### Do this:
Pictures aside, quote the whole listing exactly.

===

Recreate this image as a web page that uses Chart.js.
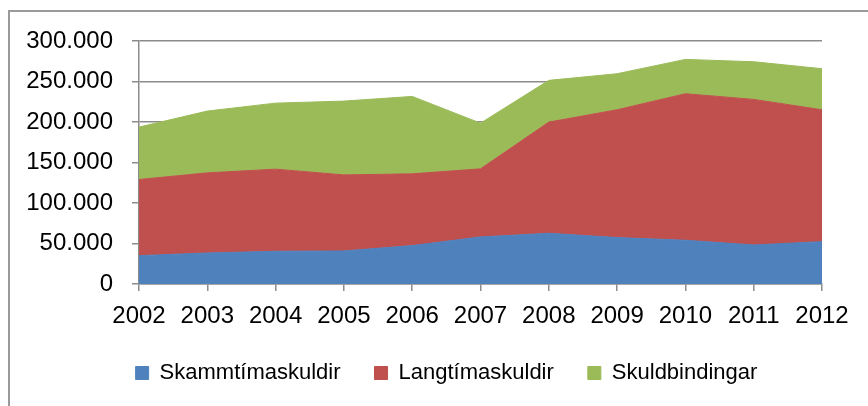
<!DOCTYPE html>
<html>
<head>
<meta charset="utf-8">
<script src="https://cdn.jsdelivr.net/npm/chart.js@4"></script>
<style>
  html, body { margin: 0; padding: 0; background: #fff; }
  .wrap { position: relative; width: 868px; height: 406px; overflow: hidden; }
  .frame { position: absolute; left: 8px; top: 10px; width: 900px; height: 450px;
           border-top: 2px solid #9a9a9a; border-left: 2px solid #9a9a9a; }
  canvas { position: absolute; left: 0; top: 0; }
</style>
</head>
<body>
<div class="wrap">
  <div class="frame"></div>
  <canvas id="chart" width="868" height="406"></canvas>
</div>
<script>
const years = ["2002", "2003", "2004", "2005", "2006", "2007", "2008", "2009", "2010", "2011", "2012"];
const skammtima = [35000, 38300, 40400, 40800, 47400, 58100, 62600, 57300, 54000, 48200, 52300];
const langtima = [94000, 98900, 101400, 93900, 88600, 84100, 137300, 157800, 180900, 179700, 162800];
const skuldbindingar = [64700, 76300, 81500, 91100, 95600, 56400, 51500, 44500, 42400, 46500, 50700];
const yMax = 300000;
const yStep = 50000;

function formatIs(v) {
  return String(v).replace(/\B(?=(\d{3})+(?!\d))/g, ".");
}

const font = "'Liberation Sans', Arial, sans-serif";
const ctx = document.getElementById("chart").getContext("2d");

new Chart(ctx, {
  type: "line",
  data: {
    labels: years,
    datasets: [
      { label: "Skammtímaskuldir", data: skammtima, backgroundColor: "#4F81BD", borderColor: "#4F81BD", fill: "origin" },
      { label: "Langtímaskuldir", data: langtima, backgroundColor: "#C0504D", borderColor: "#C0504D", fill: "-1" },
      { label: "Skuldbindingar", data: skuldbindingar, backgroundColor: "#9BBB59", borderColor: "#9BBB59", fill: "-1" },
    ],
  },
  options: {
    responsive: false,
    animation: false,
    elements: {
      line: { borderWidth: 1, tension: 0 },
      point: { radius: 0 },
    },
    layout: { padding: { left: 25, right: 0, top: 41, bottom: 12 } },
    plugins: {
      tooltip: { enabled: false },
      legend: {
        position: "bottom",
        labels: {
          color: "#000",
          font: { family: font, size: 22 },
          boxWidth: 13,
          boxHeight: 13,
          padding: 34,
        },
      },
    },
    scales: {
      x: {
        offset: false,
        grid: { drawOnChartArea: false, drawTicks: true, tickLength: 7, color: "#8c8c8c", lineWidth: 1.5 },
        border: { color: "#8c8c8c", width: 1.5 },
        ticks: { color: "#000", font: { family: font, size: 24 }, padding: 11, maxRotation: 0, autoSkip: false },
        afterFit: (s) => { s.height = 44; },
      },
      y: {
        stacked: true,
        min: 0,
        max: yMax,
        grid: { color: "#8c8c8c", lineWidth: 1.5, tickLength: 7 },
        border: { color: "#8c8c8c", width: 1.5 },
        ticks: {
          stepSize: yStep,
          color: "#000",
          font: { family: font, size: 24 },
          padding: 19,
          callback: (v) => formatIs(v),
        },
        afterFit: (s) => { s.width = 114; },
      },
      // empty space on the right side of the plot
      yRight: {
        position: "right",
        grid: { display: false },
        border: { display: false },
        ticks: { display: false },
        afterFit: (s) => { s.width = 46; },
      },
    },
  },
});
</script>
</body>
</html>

===

### Exercise answer:
Recreate this image as a web page that uses Chart.js.
<!DOCTYPE html>
<html>
<head>
<meta charset="utf-8">
<script src="https://cdn.jsdelivr.net/npm/chart.js@4"></script>
<style>
  html, body { margin: 0; padding: 0; background: #fff; }
  .wrap { position: relative; width: 868px; height: 406px; overflow: hidden; }
  .frame { position: absolute; left: 8px; top: 10px; width: 900px; height: 450px;
           border-top: 2px solid #9a9a9a; border-left: 2px solid #9a9a9a; }
  canvas { position: absolute; left: 0; top: 0; }
</style>
</head>
<body>
<div class="wrap">
  <div class="frame"></div>
  <canvas id="chart" width="868" height="406"></canvas>
</div>
<script>
const years = ["2002", "2003", "2004", "2005", "2006", "2007", "2008", "2009", "2010", "2011", "2012"];
const skammtima = [35000, 38300, 40400, 40800, 47400, 58100, 62600, 57300, 54000, 48200, 52300];
const langtima = [94000, 98900, 101400, 93900, 88600, 84100, 137300, 157800, 180900, 179700, 162800];
const skuldbindingar = [64700, 76300, 81500, 91100, 95600, 56400, 51500, 44500, 42400, 46500, 50700];
const yMax = 300000;
const yStep = 50000;

function formatIs(v) {
  return String(v).replace(/\B(?=(\d{3})+(?!\d))/g, ".");
}

const font = "'Liberation Sans', Arial, sans-serif";
const ctx = document.getElementById("chart").getContext("2d");

new Chart(ctx, {
  type: "line",
  data: {
    labels: years,
    datasets: [
      { label: "Skammtímaskuldir", data: skammtima, backgroundColor: "#4F81BD", borderColor: "#4F81BD", fill: "origin" },
      { label: "Langtímaskuldir", data: langtima, backgroundColor: "#C0504D", borderColor: "#C0504D", fill: "-1" },
      { label: "Skuldbindingar", data: skuldbindingar, backgroundColor: "#9BBB59", borderColor: "#9BBB59", fill: "-1" },
    ],
  },
  options: {
    responsive: false,
    animation: false,
    elements: {
      line: { borderWidth: 1, tension: 0 },
      point: { radius: 0 },
    },
    layout: { padding: { left: 25, right: 0, top: 41, bottom: 12 } },
    plugins: {
      tooltip: { enabled: false },
      legend: {
        position: "bottom",
        labels: {
          color: "#000",
          font: { family: font, size: 22 },
          boxWidth: 13,
          boxHeight: 13,
          padding: 34,
        },
      },
    },
    scales: {
      x: {
        offset: false,
        grid: { drawOnChartArea: false, drawTicks: true, tickLength: 7, color: "#8c8c8c", lineWidth: 1.5 },
        border: { color: "#8c8c8c", width: 1.5 },
        ticks: { color: "#000", font: { family: font, size: 24 }, padding: 11, maxRotation: 0, autoSkip: false },
        afterFit: (s) => { s.height = 44; },
      },
      y: {
        stacked: true,
        min: 0,
        max: yMax,
        grid: { color: "#8c8c8c", lineWidth: 1.5, tickLength: 7 },
        border: { color: "#8c8c8c", width: 1.5 },
        ticks: {
          stepSize: yStep,
          color: "#000",
          font: { family: font, size: 24 },
          padding: 19,
          callback: (v) => formatIs(v),
        },
        afterFit: (s) => { s.width = 114; },
      },
      // empty space on the right side of the plot
      yRight: {
        position: "right",
        grid: { display: false },
        border: { display: false },
        ticks: { display: false },
        afterFit: (s) => { s.width = 46; },
      },
    },
  },
});
</script>
</body>
</html>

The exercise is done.